> **YOUR TASK**
Exclude the pictures, then copy word for word the lines running from the beginning of the records through the line with "return t.get_fontsize()".

┌─ SOURCE MATERIAL

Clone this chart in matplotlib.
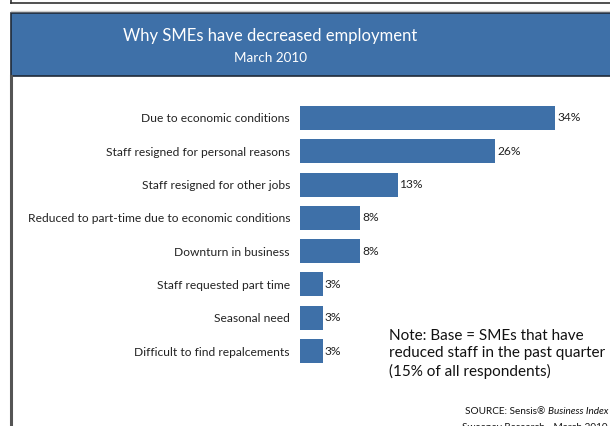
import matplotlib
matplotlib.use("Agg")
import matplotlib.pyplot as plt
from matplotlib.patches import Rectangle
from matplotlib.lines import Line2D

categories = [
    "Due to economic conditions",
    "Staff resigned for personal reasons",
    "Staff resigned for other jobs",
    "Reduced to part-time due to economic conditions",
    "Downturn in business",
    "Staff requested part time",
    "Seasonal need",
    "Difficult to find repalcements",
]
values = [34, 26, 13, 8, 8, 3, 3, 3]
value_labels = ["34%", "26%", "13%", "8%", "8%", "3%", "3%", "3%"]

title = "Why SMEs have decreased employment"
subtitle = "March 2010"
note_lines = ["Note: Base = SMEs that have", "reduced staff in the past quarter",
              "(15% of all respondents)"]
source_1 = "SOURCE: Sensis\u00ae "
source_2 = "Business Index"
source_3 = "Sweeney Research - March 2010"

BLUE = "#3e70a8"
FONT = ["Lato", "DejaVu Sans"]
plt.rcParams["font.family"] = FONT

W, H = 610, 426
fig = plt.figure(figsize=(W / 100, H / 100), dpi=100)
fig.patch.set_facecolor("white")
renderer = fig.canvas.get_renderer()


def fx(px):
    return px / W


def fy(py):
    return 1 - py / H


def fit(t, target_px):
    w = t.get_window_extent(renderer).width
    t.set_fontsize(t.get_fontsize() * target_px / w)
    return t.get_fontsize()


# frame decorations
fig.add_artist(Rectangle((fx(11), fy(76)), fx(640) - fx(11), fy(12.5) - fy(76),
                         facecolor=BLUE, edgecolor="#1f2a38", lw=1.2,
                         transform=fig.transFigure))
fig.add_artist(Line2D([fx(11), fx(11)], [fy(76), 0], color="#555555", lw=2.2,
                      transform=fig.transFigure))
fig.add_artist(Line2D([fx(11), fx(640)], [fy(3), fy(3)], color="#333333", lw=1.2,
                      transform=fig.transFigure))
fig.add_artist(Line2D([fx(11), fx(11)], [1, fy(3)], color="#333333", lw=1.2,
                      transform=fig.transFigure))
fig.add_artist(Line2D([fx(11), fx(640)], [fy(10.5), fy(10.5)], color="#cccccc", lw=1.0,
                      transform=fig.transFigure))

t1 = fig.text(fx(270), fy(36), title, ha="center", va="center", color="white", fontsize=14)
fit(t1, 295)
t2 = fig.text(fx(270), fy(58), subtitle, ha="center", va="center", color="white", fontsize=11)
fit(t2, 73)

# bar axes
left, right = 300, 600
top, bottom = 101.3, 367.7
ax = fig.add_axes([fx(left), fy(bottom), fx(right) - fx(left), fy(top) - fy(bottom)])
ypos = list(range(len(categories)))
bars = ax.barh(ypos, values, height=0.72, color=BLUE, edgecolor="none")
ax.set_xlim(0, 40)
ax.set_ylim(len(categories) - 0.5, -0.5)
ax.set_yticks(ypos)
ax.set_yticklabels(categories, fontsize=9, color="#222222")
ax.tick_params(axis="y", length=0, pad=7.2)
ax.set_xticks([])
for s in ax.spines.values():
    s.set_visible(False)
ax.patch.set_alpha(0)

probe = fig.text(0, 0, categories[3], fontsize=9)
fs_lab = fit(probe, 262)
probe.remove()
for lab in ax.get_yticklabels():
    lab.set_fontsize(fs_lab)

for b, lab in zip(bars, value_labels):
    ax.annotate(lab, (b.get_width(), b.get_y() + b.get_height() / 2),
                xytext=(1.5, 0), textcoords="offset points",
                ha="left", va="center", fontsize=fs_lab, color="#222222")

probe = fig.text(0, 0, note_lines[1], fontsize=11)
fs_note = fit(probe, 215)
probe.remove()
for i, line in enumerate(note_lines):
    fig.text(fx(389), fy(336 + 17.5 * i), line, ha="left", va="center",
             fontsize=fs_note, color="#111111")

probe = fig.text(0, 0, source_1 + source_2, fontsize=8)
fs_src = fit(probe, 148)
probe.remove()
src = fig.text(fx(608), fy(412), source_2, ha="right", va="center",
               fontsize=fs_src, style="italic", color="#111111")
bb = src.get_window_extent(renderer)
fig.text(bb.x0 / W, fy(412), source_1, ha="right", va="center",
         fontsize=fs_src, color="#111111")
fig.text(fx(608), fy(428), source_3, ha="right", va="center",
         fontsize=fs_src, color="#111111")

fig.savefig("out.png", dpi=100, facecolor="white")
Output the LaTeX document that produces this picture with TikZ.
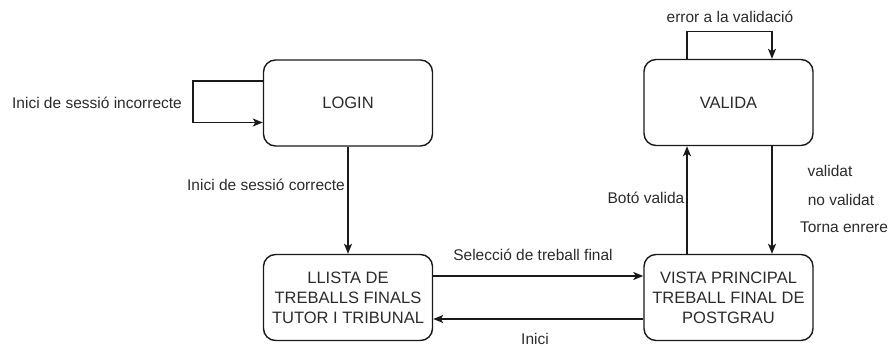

└─

> **THE COMPLETED TASK**
Clone this chart in matplotlib.
import matplotlib
matplotlib.use("Agg")
import matplotlib.pyplot as plt
from matplotlib.patches import Rectangle
from matplotlib.lines import Line2D

categories = [
    "Due to economic conditions",
    "Staff resigned for personal reasons",
    "Staff resigned for other jobs",
    "Reduced to part-time due to economic conditions",
    "Downturn in business",
    "Staff requested part time",
    "Seasonal need",
    "Difficult to find repalcements",
]
values = [34, 26, 13, 8, 8, 3, 3, 3]
value_labels = ["34%", "26%", "13%", "8%", "8%", "3%", "3%", "3%"]

title = "Why SMEs have decreased employment"
subtitle = "March 2010"
note_lines = ["Note: Base = SMEs that have", "reduced staff in the past quarter",
              "(15% of all respondents)"]
source_1 = "SOURCE: Sensis\u00ae "
source_2 = "Business Index"
source_3 = "Sweeney Research - March 2010"

BLUE = "#3e70a8"
FONT = ["Lato", "DejaVu Sans"]
plt.rcParams["font.family"] = FONT

W, H = 610, 426
fig = plt.figure(figsize=(W / 100, H / 100), dpi=100)
fig.patch.set_facecolor("white")
renderer = fig.canvas.get_renderer()


def fx(px):
    return px / W


def fy(py):
    return 1 - py / H


def fit(t, target_px):
    w = t.get_window_extent(renderer).width
    t.set_fontsize(t.get_fontsize() * target_px / w)
    return t.get_fontsize()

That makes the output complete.